"""
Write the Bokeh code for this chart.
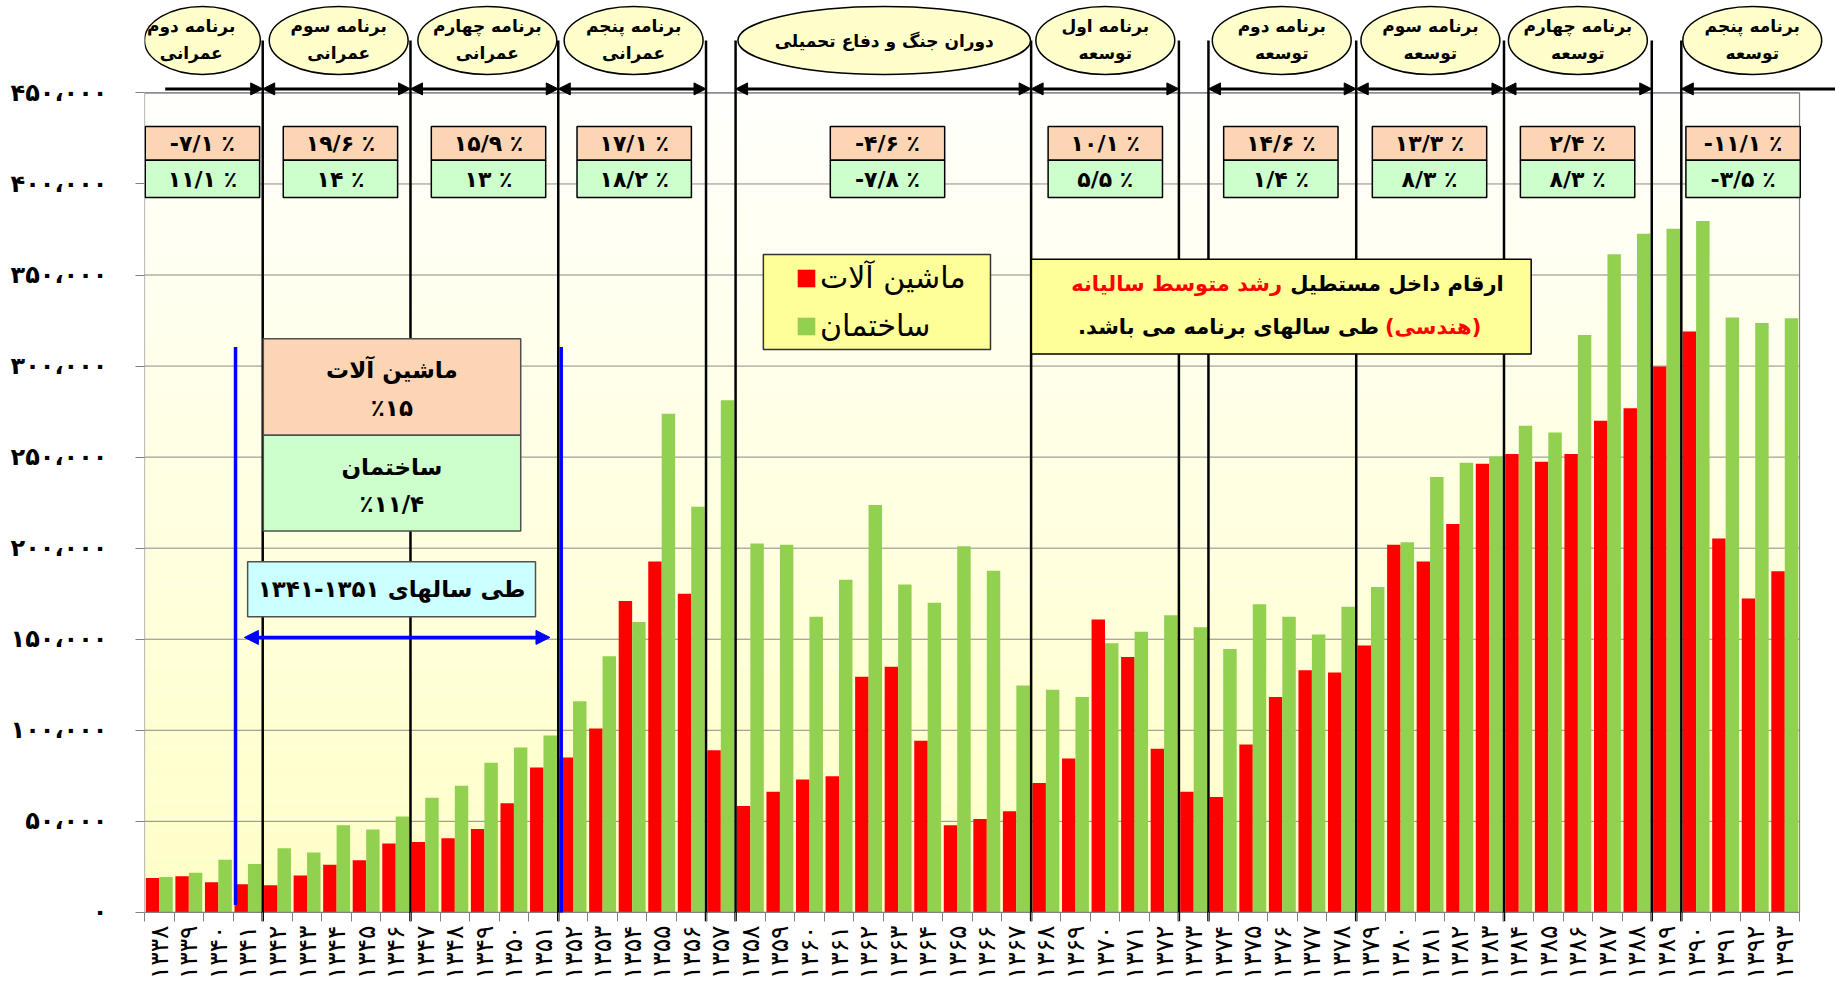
import math
from bokeh.plotting import figure
from bokeh.models import (Range1d, FixedTicker, ColumnDataSource, Arrow, NormalHead,
                          Legend, LegendItem)
from bokeh.transform import dodge
from bokeh.core.properties import value
from bokeh.embed import file_html
from bokeh.resources import INLINE

# ---------------- data ----------------
years = list(range(1338, 1394))
machinery = [18900, 19800, 16600, 15500, 14900, 20300, 26100, 28600, 37800, 38700,
             40700, 45800, 59900, 79600, 85100, 101000, 171000, 192700, 175000, 89000,
             58400, 66200, 73000, 74700, 129400, 134900, 94200, 47800, 51300, 55600,
             71000, 84500, 160900, 140300, 89900, 66200, 63300, 92200, 118300, 132900,
             131700, 146600, 201900, 192700, 213300, 246300, 251700, 247400, 251700, 270000,
             276900, 299800, 319000, 205300, 172400, 187300]
construction = [19500, 21800, 28900, 26600, 35200, 32900, 47800, 45500, 52700, 63000,
                69600, 82200, 90500, 97100, 116000, 140600, 159500, 273800, 222800, 281200,
                202500, 201900, 162400, 182700, 223700, 180100, 170100, 201000, 187600, 124600,
                122300, 118300, 147800, 154100, 163200, 156600, 144600, 169200, 162400, 152600,
                167800, 178700, 203300, 239100, 246900, 250300, 267200, 263500, 317000, 361400,
                372600, 375400, 379700, 326700, 323600, 326200]
y_ticks = [0, 50000, 100000, 150000, 200000, 250000, 300000, 350000, 400000, 450000]

series_names = ["ماشین آلات", "ساختمان"]
program_line1 = ["برنامه دوم", "برنامه سوم", "برنامه چهارم", "برنامه پنجم",
                 "دوران جنگ و دفاع تحمیلی", "برنامه اول", "برنامه دوم", "برنامه سوم",
                 "برنامه چهارم", "برنامه پنجم"]
program_line2 = ["عمرانی", "عمرانی", "عمرانی", "عمرانی", "",
                 "توسعه", "توسعه", "توسعه", "توسعه", "توسعه"]
machinery_growth = [-7.1, 19.6, 15.9, 17.1, -4.6, 10.1, 14.6, 13.3, 2.4, -11.1]
construction_growth = [11.1, 14, 13, 18.2, -7.8, 5.5, 1.4, 8.3, 8.3, -3.5]

period_texts = ["ماشین آلات", "٪۱۵", "ساختمان", "٪۱۱/۴"]
period_caption = "طی سالهای ۱۳۵۱-۱۳۴۱"
note_line1 = ["ارقام داخل مستطیل", "رشد متوسط سالیانه"]
note_line2 = ["(هندسی)", "طی سالهای برنامه می باشد.\u200f"]

# ---------------- layout (annotation positions) ----------------
separators = [1341.5, 1346.5, 1351.5, 1356.5, 1357.5, 1367.5, 1372.5, 1373.5,
              1378.5, 1383.5, 1388.5, 1389.5]
ell_x = [1339.46, 1344.07, 1349.1, 1354.05, 1362.53, 1370.01, 1375.98, 1381.01, 1386.0, 1391.9]
ell_w = [3.92, 4.7, 4.7, 4.7, 9.9, 4.7, 4.7, 4.7, 4.7, 4.7]
txt_x = [1339.08, 1344.07, 1349.1, 1354.05, 1362.53, 1370.01, 1375.98, 1381.01, 1386.0, 1391.9]
box_x = [1339.46, 1344.13, 1349.14, 1354.07, 1362.64, 1370.01, 1375.95, 1380.98, 1385.99, 1391.59]
arrow_both_start = [1341.5, 1346.5, 1351.5, 1357.5, 1367.5, 1373.5, 1378.5, 1383.5]
arrow_both_end = [1346.5, 1351.5, 1356.5, 1367.5, 1372.5, 1378.5, 1383.5, 1388.5]
X_LEFT, X_RIGHT, X_END = 1337.5, 1393.5, 1394.717

FA = str.maketrans("0123456789", "۰۱۲۳۴۵۶۷۸۹")


def fa(s):
    return str(s).translate(FA)


def fa_pct(v):
    s = fa(("%g" % abs(v)).replace(".", "/"))
    return ("-" if v < 0 else "") + s + " ٪"


FONT = "DejaVu Sans"

p = figure(width=1835, height=998,
           x_range=Range1d(X_LEFT, X_END), y_range=Range1d(-5000, 500740),
           output_backend="svg", toolbar_location=None,
           min_border_left=144, min_border_right=0, min_border_top=0, min_border_bottom=77,
           background_fill_color="white", border_fill_color="white", outline_line_color=None)
p.xgrid.visible = False
p.ygrid.visible = False

# background gradient inside the chart frame
n_b = 30
b_bot, b_top, b_col = [], [], []
for i in range(n_b):
    t = i / (n_b - 1)
    b_bot.append(450000 * i / n_b)
    b_top.append(450000 * (i + 1) / n_b)
    b_col.append("#%02x%02x%02x" % (255, 255, int(200 + 52 * t)))
p.quad(left=X_LEFT, right=X_RIGHT, bottom=b_bot, top=b_top, fill_color=b_col, line_color=None)

# gridlines
grid_src = ColumnDataSource(dict(y=y_ticks[1:]))
p.segment(x0=X_LEFT, x1=X_RIGHT, y0="y", y1="y", source=grid_src, line_color="#8a8a8a", line_width=1)

# bars
src = ColumnDataSource(dict(year=years, machinery=machinery, construction=construction))
r_red = p.vbar(x=dodge("year", -0.2275, range=p.x_range), top="machinery", width=0.455,
               bottom=0, source=src, fill_color="#FF0000", line_color=None)
r_green = p.vbar(x=dodge("year", 0.2275, range=p.x_range), top="construction", width=0.455,
                 bottom=0, source=src, fill_color="#92D050", line_color=None)

# frame
p.quad(left=X_LEFT, right=X_RIGHT, bottom=0, top=450000, fill_color=None,
       line_color="#808080", line_width=1.2)

# program separators
sep_src = ColumnDataSource(dict(x=separators))
p.segment(x0="x", x1="x", y0=-5000, y1=478800, source=sep_src, line_color="black", line_width=2.5)

# ellipses with program names
ell_src = ColumnDataSource(dict(x=ell_x, w=ell_w))
p.ellipse(x="x", y=478800, width="w", height=37300, source=ell_src,
          fill_color="#FFFFCC", line_color="black", line_width=1.5)
two = [i for i in range(10) if program_line2[i]]
one = [i for i in range(10) if not program_line2[i]]
p.text(x=[txt_x[i] for i in two], y=486900, text=[program_line1[i] for i in two],
       text_font=value(FONT), text_font_style="bold", text_font_size="17px",
       text_align="center", text_baseline="middle")
p.text(x=[txt_x[i] for i in two], y=471700, text=[program_line2[i] for i in two],
       text_font=value(FONT), text_font_style="bold", text_font_size="17px",
       text_align="center", text_baseline="middle")
p.text(x=[txt_x[i] for i in one], y=478500, text=[program_line1[i] for i in one],
       text_font=value(FONT), text_font_style="bold", text_font_size="17px",
       text_align="center", text_baseline="middle")

# program arrows
head = dict(size=12, fill_color="black", line_color="black")
both_src = ColumnDataSource(dict(xs=arrow_both_start, xe=arrow_both_end))
p.add_layout(Arrow(start=NormalHead(**head), end=NormalHead(**head), x_start="xs", x_end="xe",
                   y_start=452200, y_end=452200, source=both_src, line_width=3, line_color="black"))
p.add_layout(Arrow(start=None, end=NormalHead(**head), x_start=1338.2, x_end=1341.5,
                   y_start=452200, y_end=452200, line_width=3, line_color="black"))
p.add_layout(Arrow(start=NormalHead(**head), end=None, x_start=1389.5, x_end=X_END,
                   y_start=452200, y_end=452200, line_width=3, line_color="black"))

# growth boxes
gb_src = ColumnDataSource(dict(x=box_x, l=[b - 1.935 for b in box_x], r=[b + 1.935 for b in box_x],
                               m=[fa_pct(v) for v in machinery_growth],
                               c=[fa_pct(v) for v in construction_growth]))
p.quad(left="l", right="r", bottom=413000, top=431500, source=gb_src,
       fill_color="#FCD5B4", line_color="black", line_width=1.5)
p.quad(left="l", right="r", bottom=392500, top=413000, source=gb_src,
       fill_color="#CCFFCC", line_color="black", line_width=1.5)
p.text(x="x", y=422000, text="m", source=gb_src, text_font=value(FONT), text_font_style="bold",
       text_font_size="22px", text_align="center", text_baseline="middle")
p.text(x="x", y=402500, text="c", source=gb_src, text_font=value(FONT), text_font_style="bold",
       text_font_size="22px", text_align="center", text_baseline="middle")

# 1341-1351 annotation
p.segment(x0=[1340.58, 1351.6], x1=[1340.58, 1351.6], y0=[4000, 0], y1=310500,
          line_color="#0000FF", line_width=3.5)
p.quad(left=1341.52, right=1350.23, bottom=[262000, 209400], top=[315000, 262000],
       fill_color=["#FCD5B4", "#CCFFCC"], line_color="#505050", line_width=1.5)
p.text(x=1345.87, y=[298000, 277100, 244500, 224000], text=period_texts,
       text_font=value(FONT), text_font_style="bold", text_font_size="23px",
       text_align="center", text_baseline="middle")
p.quad(left=1340.99, right=1350.73, bottom=162400, top=192600, fill_color="#CCFFFF",
       line_color="#505050", line_width=1.5)
p.text(x=1345.86, y=177500, text=[period_caption], text_font=value(FONT),
       text_font_size="23px", text_font_style="bold", text_align="center", text_baseline="middle")
bhead = dict(size=14, fill_color="#0000FF", line_color="#0000FF")
p.add_layout(Arrow(start=NormalHead(**bhead), end=NormalHead(**bhead), x_start=1340.88, x_end=1351.22,
                   y_start=151000, y_end=151000, line_width=3.5, line_color="#0000FF"))

# note box
p.quad(left=1367.51, right=1384.42, bottom=306600, top=358600, fill_color="#FFFF99",
       line_color="black", line_width=1.5)
p.text(x=[1376.27], y=345100, text=[note_line1[0]], text_font=value(FONT), text_font_style="bold",
       text_font_size="21px", text_align="left", text_baseline="middle", text_color="black")
p.text(x=[1375.99], y=345100, text=[note_line1[1]], text_font=value(FONT), text_font_style="bold",
       text_font_size="21px", text_align="right", text_baseline="middle", text_color="#FF0000")
p.text(x=[1379.47], y=321300, text=[note_line2[0]], text_font=value(FONT), text_font_style="bold",
       text_font_size="21px", text_align="left", text_baseline="middle", text_color="#FF0000")
p.text(x=[1379.27], y=321300, text=[note_line2[1]], text_font=value(FONT), text_font_style="bold",
       text_font_size="21px", text_align="right", text_baseline="middle", text_color="black")

# legend (box drawn behind, legend itself transparent)
p.quad(left=1358.44, right=1366.125, bottom=309100, top=361300, fill_color="#FFFF99",
       line_color="#333333", line_width=1.5)
legend = Legend(items=[LegendItem(label=series_names[0], renderers=[r_red]),
                       LegendItem(label=series_names[1], renderers=[r_green])],
                location=(651, 578), orientation="vertical",
                label_text_font=FONT, label_text_font_size="30px", label_text_color="black",
                glyph_width=22, glyph_height=22, label_standoff=3,
                label_height=34, padding=0, spacing=13,
                margin=0, background_fill_alpha=0, border_line_color=None)
p.add_layout(legend)

# axes
p.xaxis.ticker = FixedTicker(ticks=years, minor_ticks=[y - 0.5 for y in years] + [X_RIGHT])
p.xaxis.major_label_overrides = {y: fa(y) for y in years}
p.xaxis.major_label_orientation = math.pi / 2
p.xaxis.axis_line_color = None
p.xaxis.major_tick_line_color = None
p.xaxis.major_tick_in = 0
p.xaxis.major_tick_out = 0
p.xaxis.minor_tick_line_color = "#808080"
p.xaxis.minor_tick_in = 9
p.xaxis.minor_tick_out = 0
p.xaxis.major_label_standoff = 4
p.xaxis.major_label_text_font = FONT
p.xaxis.major_label_text_font_size = "25px"
p.xaxis.major_label_text_color = "black"

p.yaxis.ticker = FixedTicker(ticks=y_ticks)
p.yaxis.major_label_overrides = {v: fa(("{:,}".format(v)).replace(",", "،")) for v in y_ticks}
p.yaxis.axis_line_color = None
p.yaxis.major_tick_line_color = "#808080"
p.yaxis.major_tick_in = 0
p.yaxis.major_tick_out = 9
p.yaxis.minor_tick_line_color = None
p.yaxis.major_label_standoff = 28
p.yaxis.major_label_text_font = FONT
p.yaxis.major_label_text_font_style = "bold"
p.yaxis.major_label_text_font_size = "24px"
p.yaxis.major_label_text_color = "black"

open("out.html", "w").write(file_html(p, INLINE))
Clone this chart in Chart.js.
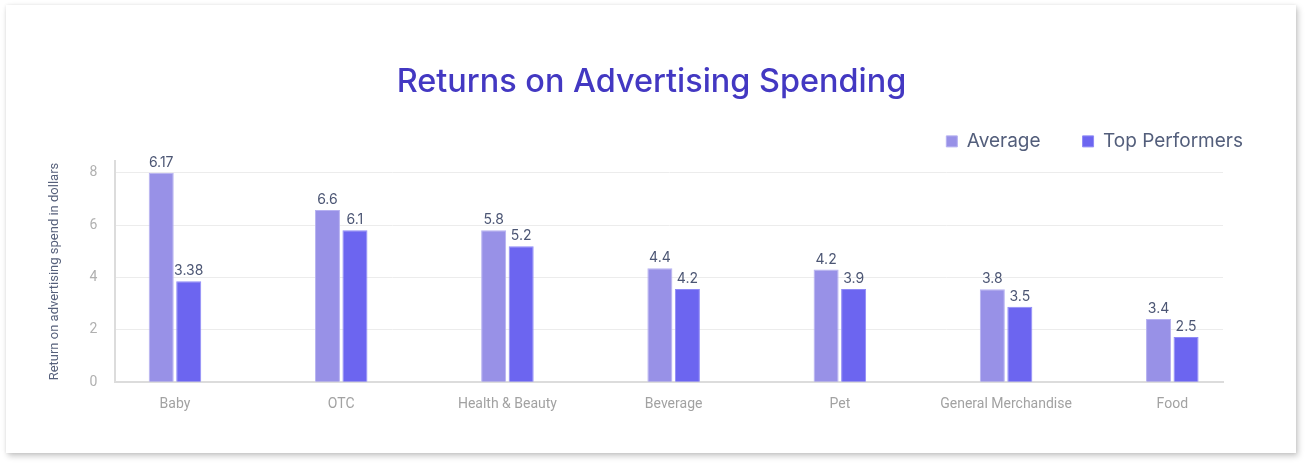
"""
EXERCISE OBJECTIVE:
Repeat the records above exactly, from the first line through the line that contains "from bokeh.resources import INLINE", and leave out the pictures.

OUTPUT:
Write the Bokeh code for this chart.
import math
from bokeh.plotting import figure
from bokeh.models import (Range1d, FixedTicker, ColumnDataSource, Arrow, NormalHead,
                          Legend, LegendItem)
from bokeh.transform import dodge
from bokeh.core.properties import value
from bokeh.embed import file_html
from bokeh.resources import INLINE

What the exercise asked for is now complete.